Steam Dev Days was last week. At it, Valve announced a redesign of their Steam Controller and the removal of Steam Greenlight, among other notables. This was a press-free event, officially. Of course, due to Twitter and other social media platforms, everyone can decide to be a journalist on a whim. Things are going to leak out.

Other things are going to be officially released, too.

Michael Abrash held a speech at the event discussing his virtual reality initiative within Valve. Both it and the Steam Machine project was in question when the company released Jeri Ellsworth and several other employees. After SteamOS was announced and castAR, Jeri's project at Valve, had its Kickstarter, it was assumed that Valve gave up on augmented reality. Despite this, they still kept Michael Abrash on their staff.

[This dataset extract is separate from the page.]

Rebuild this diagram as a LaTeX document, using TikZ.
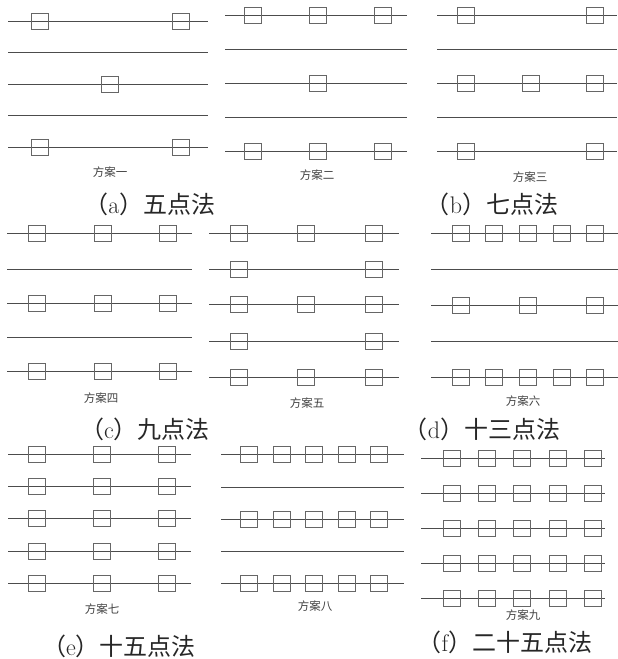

I would speculate, completely from an outside position, that two virtual reality groups existed at one point (at least to some extent). The project seems to have been sliced into two parts, one leaving with Jeri and one continuing with Michael. I seriously doubt this had anything to do with the "High School Cliques" that Jeri was referring to, however. She said it was "longtime staff" (Michael was newly hired around the end of Portal 2's development) and not within her hardware team.

These are the specs that Valve has developed prototypes to.

1K x 1K per eye is about 100x less than they would like, however.

Ooo… 100 megapixels per eye.

I just believe it all shook out to an unfortunate fork in the project.

Politics aside, Michael Abrash sees virtual reality affecting "the entire entertainment industry" and will be well supported by Steam. I hope this would mean that Valve will finally drop the hammer on music and movie distribution. I have been expecting this ever since the Steam infrastructure was upgraded back in July 2011. Of course, neither server or software will solve content availability but I am still expecting them to take a shot at it. Remember that Valve is creating movies, could they have plans for virtual reality content?

The latest prototype of the Oculus Rift uses camera tracking for low-latency visibility.

This looks like Valve's solution.

The PDF slide deck is publicly available and each page includes the script he heavily followed. Basically, reading this is like being there, just less fun.